* Exercise task *
Transcribe the full listing exactly, and drop every picture.

* Data provided *

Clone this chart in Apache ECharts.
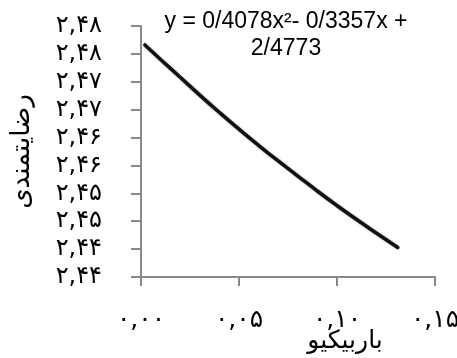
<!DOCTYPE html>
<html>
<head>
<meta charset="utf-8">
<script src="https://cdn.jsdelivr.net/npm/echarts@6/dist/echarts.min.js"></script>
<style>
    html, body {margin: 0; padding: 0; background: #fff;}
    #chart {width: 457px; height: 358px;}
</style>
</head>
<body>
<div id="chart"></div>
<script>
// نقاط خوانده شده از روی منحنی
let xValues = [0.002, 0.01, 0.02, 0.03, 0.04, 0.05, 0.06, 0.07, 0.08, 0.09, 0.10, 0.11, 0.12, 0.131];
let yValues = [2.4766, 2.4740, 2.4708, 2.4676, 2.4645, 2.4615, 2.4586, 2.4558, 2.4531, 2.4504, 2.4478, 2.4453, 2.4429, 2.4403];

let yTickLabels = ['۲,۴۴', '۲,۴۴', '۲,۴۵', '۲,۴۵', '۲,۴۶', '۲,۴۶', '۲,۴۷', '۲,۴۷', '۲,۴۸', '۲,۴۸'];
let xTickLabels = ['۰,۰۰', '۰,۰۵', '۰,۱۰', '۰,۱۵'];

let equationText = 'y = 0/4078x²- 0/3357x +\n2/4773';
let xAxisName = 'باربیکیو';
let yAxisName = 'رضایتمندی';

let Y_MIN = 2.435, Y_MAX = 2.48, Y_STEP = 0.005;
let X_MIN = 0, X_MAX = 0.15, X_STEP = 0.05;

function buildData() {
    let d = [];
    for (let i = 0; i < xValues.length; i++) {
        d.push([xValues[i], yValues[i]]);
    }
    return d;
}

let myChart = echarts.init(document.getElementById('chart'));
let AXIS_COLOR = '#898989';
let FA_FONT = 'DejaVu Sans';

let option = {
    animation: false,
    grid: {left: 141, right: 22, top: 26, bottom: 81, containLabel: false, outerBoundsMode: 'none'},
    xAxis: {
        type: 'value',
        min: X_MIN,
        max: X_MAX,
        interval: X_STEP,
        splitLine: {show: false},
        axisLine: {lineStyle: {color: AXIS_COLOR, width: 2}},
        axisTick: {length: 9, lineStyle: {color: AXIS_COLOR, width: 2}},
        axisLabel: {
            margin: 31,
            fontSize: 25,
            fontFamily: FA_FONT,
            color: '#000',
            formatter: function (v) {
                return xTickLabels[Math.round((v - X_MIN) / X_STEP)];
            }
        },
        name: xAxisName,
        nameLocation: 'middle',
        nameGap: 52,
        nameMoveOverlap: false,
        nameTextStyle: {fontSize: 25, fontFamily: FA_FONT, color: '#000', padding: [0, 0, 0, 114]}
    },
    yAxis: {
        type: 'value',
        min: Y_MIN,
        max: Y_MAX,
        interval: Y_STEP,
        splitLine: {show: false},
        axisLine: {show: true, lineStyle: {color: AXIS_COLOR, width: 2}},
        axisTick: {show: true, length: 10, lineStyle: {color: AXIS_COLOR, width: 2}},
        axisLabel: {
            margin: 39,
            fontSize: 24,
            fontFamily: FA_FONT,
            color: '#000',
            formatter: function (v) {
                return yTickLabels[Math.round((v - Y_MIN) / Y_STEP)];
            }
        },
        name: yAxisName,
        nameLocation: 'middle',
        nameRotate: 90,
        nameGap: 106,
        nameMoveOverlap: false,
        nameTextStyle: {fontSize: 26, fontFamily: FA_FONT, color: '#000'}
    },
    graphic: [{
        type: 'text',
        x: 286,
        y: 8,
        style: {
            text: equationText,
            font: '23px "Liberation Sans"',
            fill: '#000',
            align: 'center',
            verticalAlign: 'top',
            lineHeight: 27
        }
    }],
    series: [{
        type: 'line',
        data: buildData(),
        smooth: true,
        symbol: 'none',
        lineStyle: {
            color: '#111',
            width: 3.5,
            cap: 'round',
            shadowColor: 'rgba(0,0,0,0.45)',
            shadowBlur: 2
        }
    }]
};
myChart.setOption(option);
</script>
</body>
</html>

* Answer to the exercise *
Clone this chart in Apache ECharts.
<!DOCTYPE html>
<html>
<head>
<meta charset="utf-8">
<script src="https://cdn.jsdelivr.net/npm/echarts@6/dist/echarts.min.js"></script>
<style>
    html, body {margin: 0; padding: 0; background: #fff;}
    #chart {width: 457px; height: 358px;}
</style>
</head>
<body>
<div id="chart"></div>
<script>
// نقاط خوانده شده از روی منحنی
let xValues = [0.002, 0.01, 0.02, 0.03, 0.04, 0.05, 0.06, 0.07, 0.08, 0.09, 0.10, 0.11, 0.12, 0.131];
let yValues = [2.4766, 2.4740, 2.4708, 2.4676, 2.4645, 2.4615, 2.4586, 2.4558, 2.4531, 2.4504, 2.4478, 2.4453, 2.4429, 2.4403];

let yTickLabels = ['۲,۴۴', '۲,۴۴', '۲,۴۵', '۲,۴۵', '۲,۴۶', '۲,۴۶', '۲,۴۷', '۲,۴۷', '۲,۴۸', '۲,۴۸'];
let xTickLabels = ['۰,۰۰', '۰,۰۵', '۰,۱۰', '۰,۱۵'];

let equationText = 'y = 0/4078x²- 0/3357x +\n2/4773';
let xAxisName = 'باربیکیو';
let yAxisName = 'رضایتمندی';

let Y_MIN = 2.435, Y_MAX = 2.48, Y_STEP = 0.005;
let X_MIN = 0, X_MAX = 0.15, X_STEP = 0.05;

function buildData() {
    let d = [];
    for (let i = 0; i < xValues.length; i++) {
        d.push([xValues[i], yValues[i]]);
    }
    return d;
}

let myChart = echarts.init(document.getElementById('chart'));
let AXIS_COLOR = '#898989';
let FA_FONT = 'DejaVu Sans';

let option = {
    animation: false,
    grid: {left: 141, right: 22, top: 26, bottom: 81, containLabel: false, outerBoundsMode: 'none'},
    xAxis: {
        type: 'value',
        min: X_MIN,
        max: X_MAX,
        interval: X_STEP,
        splitLine: {show: false},
        axisLine: {lineStyle: {color: AXIS_COLOR, width: 2}},
        axisTick: {length: 9, lineStyle: {color: AXIS_COLOR, width: 2}},
        axisLabel: {
            margin: 31,
            fontSize: 25,
            fontFamily: FA_FONT,
            color: '#000',
            formatter: function (v) {
                return xTickLabels[Math.round((v - X_MIN) / X_STEP)];
            }
        },
        name: xAxisName,
        nameLocation: 'middle',
        nameGap: 52,
        nameMoveOverlap: false,
        nameTextStyle: {fontSize: 25, fontFamily: FA_FONT, color: '#000', padding: [0, 0, 0, 114]}
    },
    yAxis: {
        type: 'value',
        min: Y_MIN,
        max: Y_MAX,
        interval: Y_STEP,
        splitLine: {show: false},
        axisLine: {show: true, lineStyle: {color: AXIS_COLOR, width: 2}},
        axisTick: {show: true, length: 10, lineStyle: {color: AXIS_COLOR, width: 2}},
        axisLabel: {
            margin: 39,
            fontSize: 24,
            fontFamily: FA_FONT,
            color: '#000',
            formatter: function (v) {
                return yTickLabels[Math.round((v - Y_MIN) / Y_STEP)];
            }
        },
        name: yAxisName,
        nameLocation: 'middle',
        nameRotate: 90,
        nameGap: 106,
        nameMoveOverlap: false,
        nameTextStyle: {fontSize: 26, fontFamily: FA_FONT, color: '#000'}
    },
    graphic: [{
        type: 'text',
        x: 286,
        y: 8,
        style: {
            text: equationText,
            font: '23px "Liberation Sans"',
            fill: '#000',
            align: 'center',
            verticalAlign: 'top',
            lineHeight: 27
        }
    }],
    series: [{
        type: 'line',
        data: buildData(),
        smooth: true,
        symbol: 'none',
        lineStyle: {
            color: '#111',
            width: 3.5,
            cap: 'round',
            shadowColor: 'rgba(0,0,0,0.45)',
            shadowBlur: 2
        }
    }]
};
myChart.setOption(option);
</script>
</body>
</html>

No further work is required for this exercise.